Por Roberto Frangella (el arquitecto descalzo)
A mediados del año 2019 presencié una toma de tierras en el sur de la provincia de Buenos Aires. Cantidad enorme de familias de todo tipo, algunas de padres e hijos, otras de madres solas con hijos. Una gesta de la precariedad habitacional, una epopeya de la exclusión social y una admirable valentía para sobrevivir y resignarse con la casi nada que les ofrece la Argentina. Lo más sorprendente eran las viviendas que se levantaban, alguien vendía y proveía de maderas de pallets. Cada pallet costaba 30 pesos y el total de una casilla de 2,80 por 2,80 salía 1000 pesos en madera. Algo increíble a los ojos de la clase media, pero un dinero seguro importante para estos bolsillos tan desprovistos. Entre vecinos solidariamente habían hecho como una «Empresita constructora » de casillas. Mi atención, en medio de esta dolorosa realidad, se centró en una madre sola con tres o cuatro pibes que estaba feliz con su nueva casa, como si no pudiera esperar más de la vida.

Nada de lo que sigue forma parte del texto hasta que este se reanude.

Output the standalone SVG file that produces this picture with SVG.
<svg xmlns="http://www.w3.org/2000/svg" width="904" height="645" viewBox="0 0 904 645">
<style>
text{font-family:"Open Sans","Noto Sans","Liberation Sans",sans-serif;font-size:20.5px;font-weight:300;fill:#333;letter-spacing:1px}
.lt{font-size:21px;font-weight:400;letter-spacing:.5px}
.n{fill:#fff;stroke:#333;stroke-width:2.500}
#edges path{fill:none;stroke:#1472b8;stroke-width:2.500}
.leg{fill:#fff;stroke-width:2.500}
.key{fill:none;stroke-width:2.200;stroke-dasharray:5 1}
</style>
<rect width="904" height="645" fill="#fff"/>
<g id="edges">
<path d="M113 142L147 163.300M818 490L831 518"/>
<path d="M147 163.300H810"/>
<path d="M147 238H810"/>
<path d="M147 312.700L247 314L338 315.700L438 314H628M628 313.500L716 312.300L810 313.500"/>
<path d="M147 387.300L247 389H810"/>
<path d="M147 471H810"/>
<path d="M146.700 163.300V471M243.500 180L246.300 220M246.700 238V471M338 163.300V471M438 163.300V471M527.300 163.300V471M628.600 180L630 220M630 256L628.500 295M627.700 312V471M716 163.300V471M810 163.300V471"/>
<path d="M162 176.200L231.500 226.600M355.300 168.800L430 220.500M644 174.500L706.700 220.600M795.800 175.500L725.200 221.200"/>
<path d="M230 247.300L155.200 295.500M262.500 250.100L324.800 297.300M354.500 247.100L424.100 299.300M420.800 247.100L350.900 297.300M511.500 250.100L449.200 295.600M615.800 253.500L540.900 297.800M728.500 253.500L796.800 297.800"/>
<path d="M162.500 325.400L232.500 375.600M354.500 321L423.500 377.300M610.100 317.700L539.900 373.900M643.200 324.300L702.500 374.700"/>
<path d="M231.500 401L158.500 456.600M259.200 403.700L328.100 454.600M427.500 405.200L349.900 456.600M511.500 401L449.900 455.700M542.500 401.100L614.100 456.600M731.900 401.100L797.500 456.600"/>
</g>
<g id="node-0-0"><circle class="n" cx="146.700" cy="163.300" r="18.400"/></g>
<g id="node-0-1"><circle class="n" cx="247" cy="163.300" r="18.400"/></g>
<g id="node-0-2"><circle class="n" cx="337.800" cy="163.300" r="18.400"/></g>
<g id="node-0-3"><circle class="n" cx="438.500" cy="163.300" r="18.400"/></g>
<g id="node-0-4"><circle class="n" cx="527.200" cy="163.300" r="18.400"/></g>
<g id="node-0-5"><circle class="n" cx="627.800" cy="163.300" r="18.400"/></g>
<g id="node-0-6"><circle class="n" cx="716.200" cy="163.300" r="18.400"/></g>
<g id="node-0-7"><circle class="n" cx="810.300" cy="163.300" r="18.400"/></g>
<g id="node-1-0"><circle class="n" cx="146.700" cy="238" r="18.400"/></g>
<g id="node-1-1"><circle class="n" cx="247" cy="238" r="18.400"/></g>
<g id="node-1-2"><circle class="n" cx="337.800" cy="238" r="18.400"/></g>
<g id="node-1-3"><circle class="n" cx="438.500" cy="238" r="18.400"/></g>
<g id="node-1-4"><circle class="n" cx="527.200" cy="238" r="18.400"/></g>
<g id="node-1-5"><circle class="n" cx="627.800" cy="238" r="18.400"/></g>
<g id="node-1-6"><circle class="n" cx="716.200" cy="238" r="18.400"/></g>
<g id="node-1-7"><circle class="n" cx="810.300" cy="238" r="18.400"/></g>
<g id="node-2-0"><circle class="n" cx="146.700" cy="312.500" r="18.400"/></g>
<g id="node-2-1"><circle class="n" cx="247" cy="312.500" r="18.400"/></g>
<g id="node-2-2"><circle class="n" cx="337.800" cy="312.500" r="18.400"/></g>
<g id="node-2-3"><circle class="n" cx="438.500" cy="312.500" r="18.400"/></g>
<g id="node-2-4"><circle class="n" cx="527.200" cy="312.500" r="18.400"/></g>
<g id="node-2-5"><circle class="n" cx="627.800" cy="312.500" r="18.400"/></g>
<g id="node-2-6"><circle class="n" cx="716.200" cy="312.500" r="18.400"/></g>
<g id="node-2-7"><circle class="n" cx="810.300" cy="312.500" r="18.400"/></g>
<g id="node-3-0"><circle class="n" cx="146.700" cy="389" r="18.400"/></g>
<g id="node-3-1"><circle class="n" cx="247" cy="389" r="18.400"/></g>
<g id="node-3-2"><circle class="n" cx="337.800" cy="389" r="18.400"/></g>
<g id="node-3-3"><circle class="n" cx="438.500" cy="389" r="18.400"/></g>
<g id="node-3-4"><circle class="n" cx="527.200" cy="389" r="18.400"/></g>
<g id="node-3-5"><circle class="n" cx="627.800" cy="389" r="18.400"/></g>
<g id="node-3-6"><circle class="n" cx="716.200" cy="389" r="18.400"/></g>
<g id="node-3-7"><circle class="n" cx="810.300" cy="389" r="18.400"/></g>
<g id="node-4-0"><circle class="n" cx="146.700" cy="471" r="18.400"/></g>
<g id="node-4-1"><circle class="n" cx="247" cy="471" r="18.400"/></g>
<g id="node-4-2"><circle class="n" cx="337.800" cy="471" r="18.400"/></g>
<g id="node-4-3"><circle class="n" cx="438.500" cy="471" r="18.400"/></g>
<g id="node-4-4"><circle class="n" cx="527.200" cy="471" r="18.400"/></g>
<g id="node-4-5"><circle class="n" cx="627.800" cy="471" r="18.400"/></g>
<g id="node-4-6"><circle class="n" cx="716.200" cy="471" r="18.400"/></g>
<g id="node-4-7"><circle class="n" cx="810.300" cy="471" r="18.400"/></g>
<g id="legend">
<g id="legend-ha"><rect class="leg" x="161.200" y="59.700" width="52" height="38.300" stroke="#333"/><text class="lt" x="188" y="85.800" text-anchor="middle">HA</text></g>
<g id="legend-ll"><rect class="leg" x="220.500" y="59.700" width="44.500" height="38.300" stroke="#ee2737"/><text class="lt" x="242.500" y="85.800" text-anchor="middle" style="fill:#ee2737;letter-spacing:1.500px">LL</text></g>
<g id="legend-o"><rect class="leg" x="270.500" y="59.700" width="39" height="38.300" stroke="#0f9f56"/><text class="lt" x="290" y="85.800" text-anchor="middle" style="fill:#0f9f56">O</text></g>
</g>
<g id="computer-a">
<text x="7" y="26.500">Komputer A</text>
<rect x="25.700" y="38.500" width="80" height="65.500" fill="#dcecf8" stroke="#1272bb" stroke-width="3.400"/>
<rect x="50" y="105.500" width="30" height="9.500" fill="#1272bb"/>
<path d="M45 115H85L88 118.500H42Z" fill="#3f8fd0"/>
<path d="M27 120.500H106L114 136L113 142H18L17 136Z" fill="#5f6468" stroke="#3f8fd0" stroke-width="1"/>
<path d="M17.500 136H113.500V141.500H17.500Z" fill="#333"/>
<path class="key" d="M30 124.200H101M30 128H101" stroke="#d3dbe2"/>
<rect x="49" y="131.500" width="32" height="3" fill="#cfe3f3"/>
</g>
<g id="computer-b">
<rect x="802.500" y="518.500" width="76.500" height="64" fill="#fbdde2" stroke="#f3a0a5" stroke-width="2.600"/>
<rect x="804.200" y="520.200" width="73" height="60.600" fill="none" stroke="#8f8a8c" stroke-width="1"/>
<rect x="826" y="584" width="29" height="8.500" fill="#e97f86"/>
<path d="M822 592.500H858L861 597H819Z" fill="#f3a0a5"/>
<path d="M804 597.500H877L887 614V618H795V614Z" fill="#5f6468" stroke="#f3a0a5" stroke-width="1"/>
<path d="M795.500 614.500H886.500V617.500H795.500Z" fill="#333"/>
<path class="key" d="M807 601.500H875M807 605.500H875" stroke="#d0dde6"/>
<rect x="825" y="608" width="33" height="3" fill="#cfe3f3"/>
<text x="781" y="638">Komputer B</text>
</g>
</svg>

Valor, resignación, entereza, ingenio y mucha ilusión, eran actitudes y conductas que flotaban en aquel atardecer de julio cuando caía una noche fría de invierno. Y el nuevo barrio, sin cloacas, sin agua, sin luz, se disponía a recogerse al abrigo de estas casillas que alternaban tablas y rendijas como todo confort alcanzado por la arquitectura, mientras que los arquitectos, los políticos y toda la sociedad se dormía al confortable abrigo de su artificial calefacción.